佐川急便が、あらたに飛行ドローンの実証実験を開始へ 東京本社からドローン操縦も

ECのミカタ編集部

佐川急便は、環境優良車普及機構の公募「過疎地域等における無人航空機(以下:ドローン)を活用した物流実用化事業」に採択されたことを公表した。

ドローンの実証実験を実施へ

佐川急便株式会社は、環境省の補助金執行団体である一般財団法人環境優良車普及機構の「過疎地域等における無人航空機(以下:ドローン)を活用した物流実用化事業」に係る公募に採択された。同社は、各地方自治体(島根県邑智郡美郷町、香川県小豆郡土庄町、福井県丹生郡越前町)と共同で、今年度中に離島・山間部におけるドローンを用いた複数拠点間輸送に関する実証実験の開始を目指すという。

◆利用予定のドローン機体(イームズロボティクス株式会社製)

機体寸法:軸間 1,060mm・全長 987mm・全幅 1,129mm・全高 547mm
機体重量:5kg(バッテリーなし)
飛行時間:約40分(離陸重量9.0kg・バッテリー700Wh搭載時)
飛行距離:約24km(10m/s時)

東京本社から遠隔操作も

東京本社から遠隔操作も各拠点をドローンで結ぶ空の物流ネットワーク構想

今回の実証実験では、ドローンの機材提供ならびにオペレーション全般をイームズロボティクス株式会社、各地方自治体との協議会の運営等を一般社団法人空の駅協議会の全面協力を得て行うという。佐川急便の各営業所より特定の配送拠点へ荷物を輸送した後、ドローンを用いて中継点(地域の公共施設)を経由し、終着点までの輸送を行う。

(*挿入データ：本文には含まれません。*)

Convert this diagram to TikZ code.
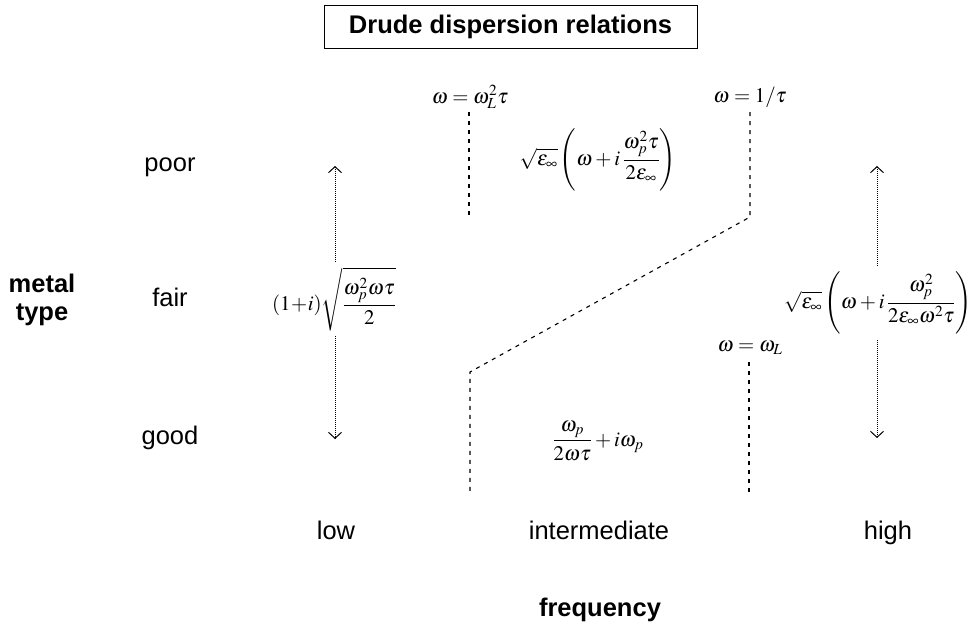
\documentclass[tikz,border=0pt]{standalone}
\usepackage{mathptmx}
\usepackage[no-math]{fontspec}
\setmainfont{Liberation Sans}
\usetikzlibrary{arrows.meta}
\begin{document}
\begin{tikzpicture}[x=1pt,y=-1pt,
  txt/.style={font=\fontsize{25.5}{28}\selectfont, inner sep=0pt},
  btxt/.style={font=\fontsize{25.5}{28}\selectfont\bfseries, inner sep=0pt},
  mth/.style={font=\fontsize{20.8}{25}\selectfont, inner sep=0pt},
  bound/.style={line width=1.1pt, dash pattern=on 4pt off 5pt},
  rangearr/.style={line width=0.7pt, dash pattern=on 1pt off 1pt, -{Straight Barb[length=6pt,width=13pt,line width=1pt]}},
]
\useasboundingbox (0,0) rectangle (975,629);
% title
\node[draw, line width=1pt, btxt, minimum width=373pt, minimum height=43pt] (title) at (510.5,26.5) {Drude dispersion relations};
% row labels
\node[txt, anchor=base] (poor) at (170,171) {poor};
\node[txt, anchor=base] (fair) at (170,306) {fair};
\node[txt, anchor=base] (good) at (170,444) {good};
\node[btxt, align=center] (mtype) at (42,300) {metal\\type};
% column labels
\node[txt, anchor=base] (low) at (336,539) {low};
\node[txt, anchor=base] (inter) at (599,539) {intermediate};
\node[txt, anchor=base] (high) at (888,539) {high};
\node[btxt, anchor=base] (freq) at (600,616) {frequency};
% boundary labels
\node[mth] (lA) at (470,97) {$\omega=\omega_L^2\tau$};
\node[mth] (lB) at (750,97) {$\omega=1/\tau$};
\node[mth] (lD) at (750,348) {$\omega=\omega_L$};
% formulas
\node[mth, inner sep=5pt] (lowf) at (334,299) {$\displaystyle(1\!+\!i)\sqrt{\frac{\omega_p^2\omega\tau}{2}}$};
\node[mth] (topf) at (598,160) {$\displaystyle\sqrt{\varepsilon_\infty}\left(\omega+i\,\frac{\omega_p^2\tau}{2\varepsilon_\infty}\right)$};
\node[mth] (botf) at (598,441) {$\displaystyle\frac{\omega_p}{2\omega\tau}+i\omega_p$};
\node[mth, inner sep=6pt] (rightf) at (878,303) {$\displaystyle\sqrt{\varepsilon_\infty}\left(\omega+i\,\frac{\omega_p^2}{2\varepsilon_\infty\omega^2\tau}\right)$};
% boundary lines
\coordinate (tA) at (469,112);
\coordinate (bA) at (469,217);
\coordinate (tB) at (750,112);
\coordinate (bB) at (750,217);
\coordinate (kC) at (470,372);
\coordinate (eC) at (470,495);
\coordinate (tD) at (749,362);
\coordinate (eD) at (749,495);
\draw[bound] (tA) -- (bA);
\draw[bound] (tB) -- (bB) -- (kC) -- (eC);
\draw[bound] (tD) -- (eD);
% range arrows
\coordinate (lowtop) at (335,166);
\coordinate (lowbot) at (335,439);
\coordinate (rtop) at (877,166);
\coordinate (rbot) at (877,438);
\draw[rangearr] (lowf.north -| lowtop) -- (lowtop);
\draw[rangearr] (lowf.south -| lowbot) -- (lowbot);
\draw[rangearr] (rightf.north -| rtop) -- (rtop);
\draw[rangearr] (rightf.south -| rbot) -- (rbot);
\end{tikzpicture}
\end{document}
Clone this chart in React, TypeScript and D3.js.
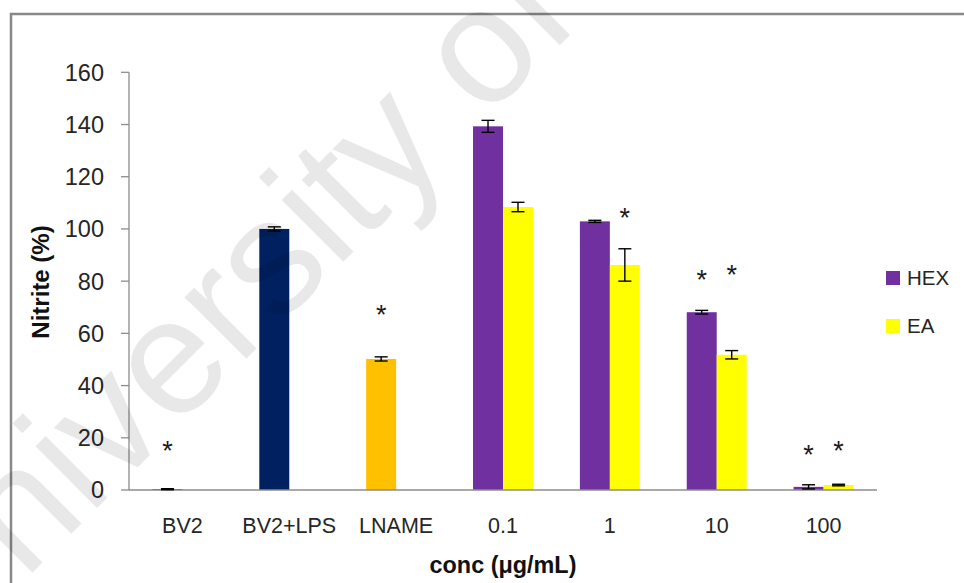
import React from 'react';
import * as d3 from 'd3';

// categories on the x axis
const categories = ["BV2", "BV2+LPS", "LNAME", "0.1", "1", "10", "100"];

// control bars (first slot, own colours)
const controlValues = [0.3, 100, 50.2, null, null, null, null];
const controlErrors = [0.2, 0.8, 0.8, null, null, null, null];
const controlColors = ["#002060", "#002060", "#FFC000", null, null, null, null];

// extracts
const hexValues = [null, null, null, 139.3, 102.9, 68.1, 1.2];
const hexErrors = [null, null, null, 2.3, 0.4, 0.7, 0.8];
const eaValues = [null, null, null, 108.4, 86.2, 51.8, 1.9];
const eaErrors = [null, null, null, 1.8, 6.2, 1.6, 0.3];

const yTicks = [0, 20, 40, 60, 80, 100, 120, 140, 160];

// significance marks
const starCategories = ["BV2", "LNAME", "1", "10", "10", "100", "100"];
const starSlots = ["a", "a", "b", "a", "b", "a", "b"];
const starLevels = [18, 70, 107, 83.3, 85.2, 16.5, 18];

const legendNames = ["HEX", "EA"];
const legendColors = ["#7030A0", "#FFFF00"];

const W = 964;
const H = 583;
const FONT = "'Liberation Sans', Arial, sans-serif";

const App: React.FC = () => {
    const x = d3.scaleBand<string>()
        .domain(categories)
        .range([129, 877])
        .paddingInner(0.439)
        .paddingOuter(0.2195);

    const slot = d3.scaleBand<string>()
        .domain(["a", "b"])
        .range([0, x.bandwidth()]);

    const y = d3.scaleLinear()
        .domain([0, 160])
        .range([490, 72.3]);

    const bars: { cat: string; s: string; v: number; e: number; c: string }[] = [];
    categories.forEach((cat, i) => {
        if (controlValues[i] != null) bars.push({ cat, s: "a", v: controlValues[i] as number, e: controlErrors[i] as number, c: controlColors[i] as string });
        if (hexValues[i] != null) bars.push({ cat, s: "a", v: hexValues[i] as number, e: hexErrors[i] as number, c: legendColors[0] });
        if (eaValues[i] != null) bars.push({ cat, s: "b", v: eaValues[i] as number, e: eaErrors[i] as number, c: legendColors[1] });
    });

    const gray = "#8c8c8c";

    return (
        <svg width={W} height={H} style={{ position: "absolute", left: 0, top: 0, background: "white" }}>
            {/* outer chart frame */}
            <rect x={11} y={14} width={970} height={600} fill="white" stroke="#888" strokeWidth={2.5} />

            {/* y axis */}
            <line x1={129} x2={129} y1={y(160)} y2={y(0)} stroke={gray} strokeWidth={1.3} />
            {yTicks.map(t => (
                <g key={t}>
                    <line x1={121} x2={129} y1={y(t)} y2={y(t)} stroke={gray} strokeWidth={1.3} />
                    <text x={104} y={y(t)} dy="0.36em" textAnchor="end" fontFamily={FONT} fontSize={23.5} fill="#262626">{t}</text>
                </g>
            ))}

            {/* bars */}
            {bars.map((b, i) => (
                <rect key={i} x={(x(b.cat) as number) + (slot(b.s) as number)} y={y(b.v)}
                    width={slot.bandwidth()} height={y(0) - y(b.v)} fill={b.c} />
            ))}

            {/* x axis */}
            <line x1={129} x2={877} y1={y(0)} y2={y(0)} stroke={gray} strokeWidth={1.3} />
            {categories.map(c => (
                <text key={c} x={(x(c) as number) + x.bandwidth() / 2} y={533} textAnchor="middle"
                    fontFamily={FONT} fontSize={21.5} fill="#262626">{c}</text>
            ))}

            {/* error bars */}
            {bars.map((b, i) => {
                const cx = (x(b.cat) as number) + (slot(b.s) as number) + slot.bandwidth() / 2;
                return (
                    <g key={i} stroke="black" strokeWidth={1.4}>
                        <line x1={cx} x2={cx} y1={y(b.v + b.e)} y2={y(b.v - b.e)} />
                        <line x1={cx - 6.5} x2={cx + 6.5} y1={y(b.v + b.e)} y2={y(b.v + b.e)} />
                        <line x1={cx - 6.5} x2={cx + 6.5} y1={y(b.v - b.e)} y2={y(b.v - b.e)} />
                    </g>
                );
            })}

            {/* stars */}
            {starCategories.map((c, i) => (
                <text key={i} x={(x(c) as number) + (slot(starSlots[i]) as number) + slot.bandwidth() / 2}
                    y={y(starLevels[i])} dy="0.62em" textAnchor="middle" fontFamily={FONT} fontSize={27} fill="#1a1a1a">*</text>
            ))}

            {/* axis titles */}
            <text transform="translate(49,282) rotate(-90)" textAnchor="middle" fontFamily={FONT}
                fontSize={24} fontWeight="bold" fill="#111">Nitrite (%)</text>
            <text x={503} y={573} textAnchor="middle" fontFamily={FONT} fontSize={23.4} fontWeight="bold" fill="#111">conc (μg/mL)</text>

            {/* legend */}
            {legendNames.map((n, i) => (
                <g key={n} transform={`translate(886,${271 + i * 48})`}>
                    <rect width={14} height={14} fill={legendColors[i]} />
                    <text x={21} y={7} dy="0.36em" fontFamily={FONT} fontSize={20.5} fill="#262626">{n}</text>
                </g>
            ))}

            {/* watermark */}
            <text transform="translate(-60,665) rotate(-45)" fontFamily={FONT} fontSize={165}
                fill="black" fillOpacity={0.09}>University of Malaya</text>
        </svg>
    );
};

export default App;
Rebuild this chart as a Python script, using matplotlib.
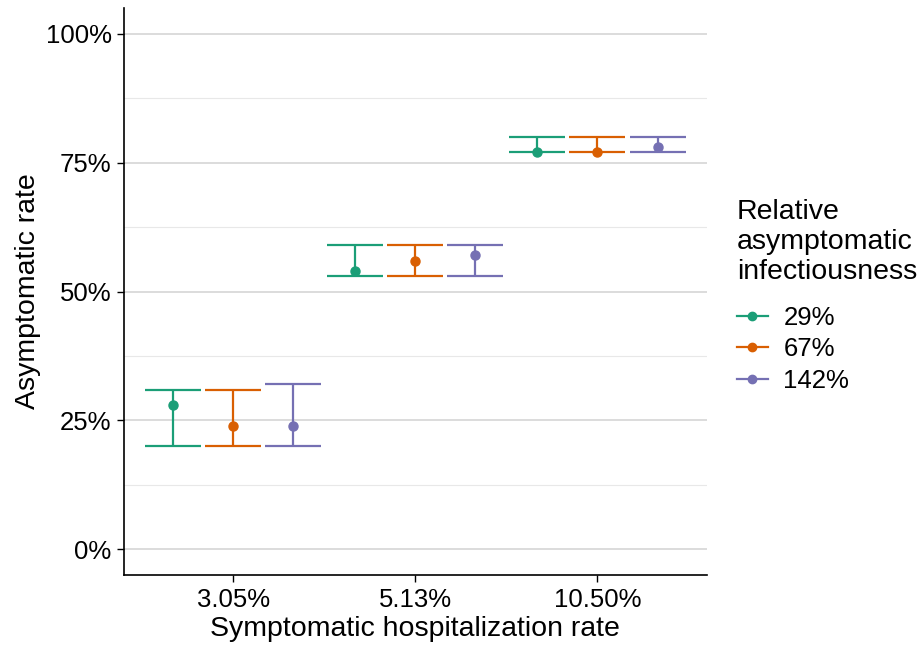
import matplotlib.pyplot as plt
import numpy as np
from matplotlib.lines import Line2D

plt.rcParams['font.family'] = ['Liberation Sans', 'DejaVu Sans']

# Data (percent)
hosp_labels = ['3.05%', '5.13%', '10.50%']
infect_labels = ['29%', '67%', '142%']
colors = ['#1B9E77', '#D95F02', '#7570B3']

# rows = infectiousness group, columns = hospitalization rate
est = [[28, 54, 77],
       [24, 56, 77],
       [24, 57, 78]]
low = [[20, 53, 77],
       [20, 53, 77],
       [20, 53, 77]]
high = [[31, 59, 80],
        [31, 59, 80],
        [32, 59, 80]]

fig = plt.figure(figsize=(9.19, 6.5), dpi=100)
ax = fig.add_axes([0.135, 0.115, 0.634, 0.873])

x = np.arange(1, len(hosp_labels) + 1)
dodge = 0.33
for i, (lab, c) in enumerate(zip(infect_labels, colors)):
    xi = x + (i - 1) * dodge
    e = np.array(est[i])
    lo = np.array(low[i])
    hi = np.array(high[i])
    ax.errorbar(xi, e, yerr=[e - lo, hi - e], fmt='none', ecolor=c,
                elinewidth=1.6, capsize=20, capthick=1.6, zorder=3)
    ax.plot(xi, e, 'o', color=c, markersize=6.5, zorder=4)

# grid
for v in [0, 25, 50, 75, 100]:
    ax.axhline(v, color='#d9d9d9', lw=1.3, zorder=1)
for v in [12.5, 37.5, 62.5, 87.5]:
    ax.axhline(v, color='#e8e8e8', lw=0.8, zorder=1)

ax.set_xlim(0.4, 3.6)
ax.set_ylim(-5, 105)
ax.set_xticks(x)
ax.set_xticklabels(hosp_labels)
ax.set_yticks([0, 25, 50, 75, 100])
ax.set_yticklabels(['0%', '25%', '50%', '75%', '100%'])
ax.tick_params(labelsize=18.5, length=5, width=1, colors='black', pad=4)
for s in ['top', 'right']:
    ax.spines[s].set_visible(False)
for s in ['left', 'bottom']:
    ax.spines[s].set_linewidth(1.2)

ax.set_xlabel('Symptomatic hospitalization rate', fontsize=20.5, labelpad=3)
ax.set_ylabel('Asymptomatic rate', fontsize=20.5, labelpad=3)

handles = [Line2D([0], [0], color=c, marker='o', markersize=6, lw=1.6)
           for c in colors]
leg = fig.legend(handles, infect_labels, title='Relative\nasymptomatic\ninfectiousness',
                 loc='upper left', bbox_to_anchor=(0.788, 0.714), frameon=False,
                 fontsize=18.5, title_fontsize=20.5, handlelength=1.2,
                 handletextpad=0.6, labelspacing=0.3, borderpad=0,
                 alignment='left')
leg._legend_box.sep = 15

plt.savefig('out.png', dpi=100)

なお操縦については、佐川急便の東京本社を拠点とし、遠隔地からの目視外操縦でドローンを飛行させるそうだ。山々が連なる美郷町での複数拠点間輸送を皮切りに、瀬戸内海に浮かぶ小豆島の土庄町ではドローンによる離島間の海上輸送、日本海に面した越前町では開発中の169MHz帯を活用したドローンにより、災害時を想定し、一般的な携帯電話のLTE通信回線が途絶した場合でのドローン飛行の実証実験を行っていく見込みだ。

災害時の物流確保も視野に

公表に際し、同社では次のように述べている。

「近年、物流業界は新型コロナウイルス感染拡大の影響により宅配事業の需要が高まる一方、将来的な少子高齢化にともない、担い手が不足することが懸念されております。特に離島・山間部などにおいては、船舶輸送あるいは山越えが必要となります。集落間の移動距離が長いことなど、地理的特性もあり、今後このような地域において、現状の輸送手段だけではサービス品質の維持が困難となることが想定され、新たな手段の検討が求められております。国際社会においては、『持続可能な開発目標(SDGs)』や気候変動に関する国際的枠組みである『パリ協定』など脱炭素化の取り組みが求められております。

こうした潮流の下で佐川急便では、CO2排出量削減などの地球温暖化防止を目指した様々な環境保全活動を行っております。また、佐川急便は災害対策基本法に基づく指定公共機関として、災害時には国や自治体と協力して緊急事態に対応する責務を有しており、被災地へ救援物資を届ける上でも、ドローンによる輸送は有力な手段のひとつであると位置付けております。今回の実証実験で、車両による輸送をドローンに代替することによりCO2排出量の削減、災害時の有効活用や、将来的な物流業界における労働力不足の解消が期待できます。佐川急便はこれからも持続可能な社会形成に向けて、新たな輸送手段の研究開発に努めてまいります」

日本国内においても物流の課題に対応するために、飛行ドローン活用が各所で検討されている。一方で、安全性確保の観点や法規とのかねありもあり、営業レベルでの活用は、なかなか進んでこなかった。今回の佐川急便による実証実験の動きが、物流業界における早期の飛行ドローン実用につながるか注目と言えそうだ。